Two brand new 260AH AGM batteries were installed a while back and dad had an old but still working gel battery in the stern that he could manually parallel up with the house load for some reason (goes direct to the main circuits).
Some history:
How It Originally Worked
- Two batteries
- One main switch: 1, 2, both, off
- One main circuit for start, and house
- A smaller switch that isolated all nav equipment from the main circuit
- For part of that time we had a heavy duty diode bank that allowed lowest bank to charge first - that was discontinued at some point
- Cruise on both
- Isolate completely when moored with off
- Isolate completely overnight while asleep with off
- Switch to 1 or 2 before killing engine after anchoring (alternating between each bank day by day on a longer trip)
- Chew through that one battery with lights, pumps, electronics, etc until bed time
- Switch to 2 to start the engine
- Switch to both once started
- Pull anchor up with engine running and both batteries in parallel
- Batteries recharged while cruising to next location
Status quo: How It Is Now
Done on insurance a few years ago by an marine electrician:
- Dedicated start battery - isolation switch cuts off starter and key and kill button somehow
- Dedicated house battery - isolation switch cuts off house circuit, pumps and things
- Override link switch to bridge the batteries together for whatever reason
- VSR (voltage sensitive relay) that bridges the house bank to the start bank if the start bank is higher (I think, WTF if right)
- Some kind of accessory feed system that keeps the electronic systems connected ALL THE TIME even when the HOUSE BANK IS ISOLATED (and resulted in a dead house bank within a few months of being installed)
This has not been working for us at all. It sucks. The saving grace has been the old gel battery in the aft compartment that is wired into the house circuit directly and that you take the terminal off to isolate.

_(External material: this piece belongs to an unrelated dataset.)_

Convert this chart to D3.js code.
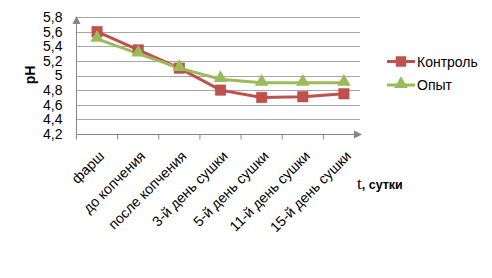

To get the boat usable for a little holiday away from terrafirma I put together a 1300CCA/800A-for-30s/160A-to-empty 16 cell headway 38120HP pack and replaced the 260AH starting bank battery with it. I nearly got a hernia and nearly sank the boat with a battery shaped hole in the bottom, but with some screaming and help from wife, we got it up onto the deck leaving room for the baby headway pack. Observations:
- 1300CCA is plenty to crank over and start the 8 litre C series Cummins (starts instantly) but in the event of some kind of issue, eg air in the fuel system, 32AH is not much capacity for repeated attempts
- Alternator goes to too high a voltage (15.2 or so) when unloaded (bad AGM batteries and full/fresh headway pack) and this can/will damage the headway LiFePO4 pack
- Isolation switch cuts off start bank from charging as well as loads, so is ALMOST fully isolated and can sit in fully charged state fairly healthy while cruising etc in this state
- Bridge switch feeds charging into starting bank even if starting bank is "isolated" and must be off to avoid over charging the lithium pack
- VSR can trigger without engine running and link good headway pack to bad house pack thus draining the headway pack for no good effect (ill intention of charging bad pack from good...) - I think this is why the starting wasn't as crisp after we left it all connected for a day and a half
- Anchor winch will not work without the lithium bank in parallel - the bad banks cannot produce high currents even after hours charging and even with the engine running - they're knackered
- Alternator current supply is less than winch current demand
- With the engine running the 32AH headway pack can lower and raise the anchor a decent distance without running out of juice (but not a lot of margin in deep water)
- After draining the headway pack the alternator has a load and the system voltage is determined by that pack - you can watch the voltage sit at 12.8 under load and about the same while charging and hit the isolate switch when you get to about 14.4 or so at which point the voltage spikes to 16V!
The above learnings have got me thinking about what I actually want to do once the boat is mine and I can start spending some money on it to make it right and reliable and trustworthy. Those requirements and initial design thoughts in the next post.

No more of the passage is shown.